International law already treats group rights as real. The United Nations’ Declaration on the Rights of Indigenous Peoples (2007) declares that indigenous peoples have rights to their lands, cultures, and self‑government. Treaties on civil, political, economic, and social rights say that “all peoples have the right of self‑determination.” Courts routinely treat corporations as legal persons that can sue and be sued. These are not just philosophical ideas; they shape actual lives.

Yet the philosophical debate is not settled. Should we think of those rights as belonging to the group as a corporate entity, or to the individuals together? That choice determines whether we can criticize a legal system for failing to protect a group’s rights on purely moral grounds, or whether we must accept that only individuals are the ultimate right‑holders. It also affects how we balance group claims against individual freedoms within the group.

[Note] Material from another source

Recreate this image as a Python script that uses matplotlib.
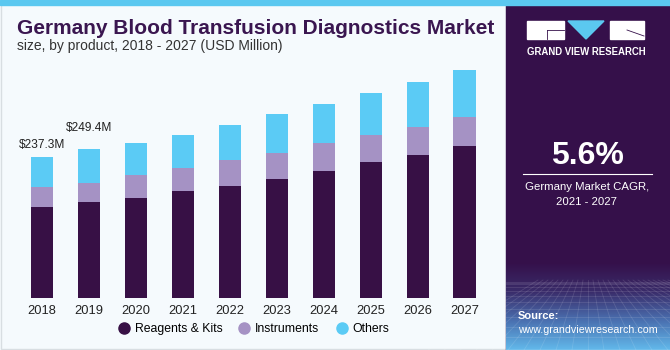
import numpy as np
import matplotlib.pyplot as plt
from matplotlib.patches import Rectangle, Polygon
from matplotlib.lines import Line2D
from matplotlib.colors import LinearSegmentedColormap

plt.rcParams['font.family'] = ['Liberation Sans', 'DejaVu Sans']

years = ["2018", "2019", "2020", "2021", "2022", "2023", "2024", "2025", "2026", "2027"]
reagents = [152.3, 160.7, 168.4, 179.2, 188.6, 200.3, 213.2, 227.8, 239.6, 255.2]
instruments = [34.1, 32.9, 38.1, 39.6, 42.6, 43.1, 47.0, 45.3, 47.5, 48.7]
others = [50.9, 55.8, 53.7, 54.4, 59.3, 65.0, 65.0, 70.5, 75.1, 79.4]
labels = {0: "$237.3M", 1: "$249.4M"}
label_gap = {0: 4, 1: 11}  # points above the bar

series_names = ["Reagents & Kits", "Instruments", "Others"]
colors = ["#371045", "#A592C4", "#5BCBF5"]

W, H = 670, 350
fig = plt.figure(figsize=(W / 100, H / 100), dpi=100)

# background layer in pixel coordinates
bg = fig.add_axes([0, 0, 1, 1])
bg.axis("off")
bg.add_patch(Rectangle((0, 0), W, H, color="#F5FAFD", zorder=0))
bg.add_patch(Rectangle((0.5, 4), 505, H - 5, fill=False, ec="#D8DEE2", lw=1, zorder=1))
bg.add_patch(Rectangle((0, 0), W, 4.5, color="#5BC8F0", zorder=2))
bg.add_patch(Rectangle((506, 4.5), W - 506, H - 4.5, color="#35104A", zorder=1))

# bottom gradient of the side panel
cmap = LinearSegmentedColormap.from_list("g", ["#35104A", "#3A2C6A", "#4A70B0", "#62B8EA"])
grad = np.linspace(0, 1, 100).reshape(-1, 1)
bg.imshow(grad, extent=(506, W, 350, 262), origin="upper", cmap=cmap, aspect="auto", zorder=2)
bg.set_xlim(0, W)
bg.set_ylim(H, 0)
for k in range(12):
    yy = 282 + k * k * 0.55
    bg.plot([506, W], [yy, yy], color="white", alpha=0.12, lw=0.6, zorder=3)
for k in range(-10, 22):
    bg.plot([588 + k * 5, 588 + k * 16], [280, 350], color="white", alpha=0.12, lw=0.6, zorder=3)

# logo
bg.add_patch(Rectangle((527, 21), 37, 18, color="white", zorder=4))
bg.plot([547, 564], [30, 30], color="#35104A", lw=0.6, zorder=5)
bg.plot([547, 547], [30, 39], color="#35104A", lw=0.6, zorder=5)
bg.add_patch(Polygon([(568, 21), (604, 21), (586, 39)], color="#5BC8F0", zorder=4))
bg.add_patch(Rectangle((610, 21), 34, 18, color="white", zorder=4))
bg.plot([627, 644], [30, 36], color="#35104A", lw=0.6, zorder=5)
bg.text(586, 52, "GRAND VIEW RESEARCH", color="white", fontsize=6.9, fontweight="bold",
        ha="center", va="center", zorder=5)

# CAGR block
bg.text(587, 156, "5.6%", color="white", fontsize=23, fontweight="bold",
        ha="center", va="center", zorder=5)
bg.plot([523, 652], [174, 174], color="white", lw=0.8, zorder=5)
bg.text(587, 187, "Germany Market CAGR,", color="white", fontsize=8.2, ha="center", va="center", zorder=5)
bg.text(587, 202, "2021 - 2027", color="white", fontsize=8.2, ha="center", va="center", zorder=5)
bg.text(518, 316, "Source:", color="white", fontsize=8, fontweight="bold", ha="left", va="center", zorder=5)
bg.text(518, 330, "www.grandviewresearch.com", color="white", fontsize=7.7, ha="left", va="center", zorder=5)

# titles
bg.text(17, 28, "Germany Blood Transfusion Diagnostics Market", color="#3A1650",
        fontsize=15, fontweight="bold", ha="left", va="center", zorder=5)
bg.text(17, 46, "size, by product, 2018 - 2027 (USD Million)", color="#333333",
        fontsize=10, ha="left", va="center", zorder=5)

# chart
scale = 1.679  # value units per pixel
top_px, bot_px = 60, 298
left_px, right_px = 18.5, 488
ax = fig.add_axes([left_px / W, 1 - bot_px / H, (right_px - left_px) / W, (bot_px - top_px) / H])
ax.patch.set_alpha(0)
x = np.arange(len(years))
bottom = np.zeros(len(years))
for vals, c in zip([reagents, instruments, others], colors):
    ax.bar(x, vals, 0.47, bottom=bottom, color=c, zorder=3)
    bottom += np.array(vals)
for i, t in labels.items():
    ax.annotate(t, (x[i], bottom[i]), xytext=(0, label_gap[i]), textcoords="offset points",
                ha="center", va="bottom", fontsize=8.6, color="#222222")
ax.set_xlim(-0.5, len(years) - 0.5)
ax.set_ylim(0, (bot_px - top_px) * scale)
ax.set_xticks(x)
ax.set_xticklabels(years, fontsize=9.3, color="#222222")
ax.tick_params(axis="x", length=0, pad=5)
ax.set_yticks([])
for s in ax.spines.values():
    s.set_visible(False)

handles = [Line2D([], [], marker="o", ls="", markersize=8, color=c) for c in colors]
ax.legend(handles, series_names, loc="center", bbox_to_anchor=(254 / W, 1 - 329 / H),
          bbox_transform=fig.transFigure, ncol=3, frameon=False, fontsize=8.8,
          handlelength=0.8, columnspacing=1.4, handletextpad=0.5)

fig.savefig("out.png", dpi=100)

Next time your club votes on a rule, or your team defends its home ground, or your community asks for official recognition, you might ask yourself: does the group itself have a moral claim that none of us has alone? The answer will shape the laws and conflicts of your generation.

Think about it

  1. If a football club’s right to use its team name belongs to the club itself and not to the players, could the club sue a rival team even if every current player thinks that’s unfair? Who should decide?
  2. A language is spoken by only fifty people. They all want government funding for a school to keep the language alive. Is their claim stronger if we call it a group right rather than fifty separate rights? Why or why not?
  3. Corporations are groups, and in many countries they have the right to spend money on political ads. Would you set limits on that right to protect individual citizens’ voices? How would you justify your answer?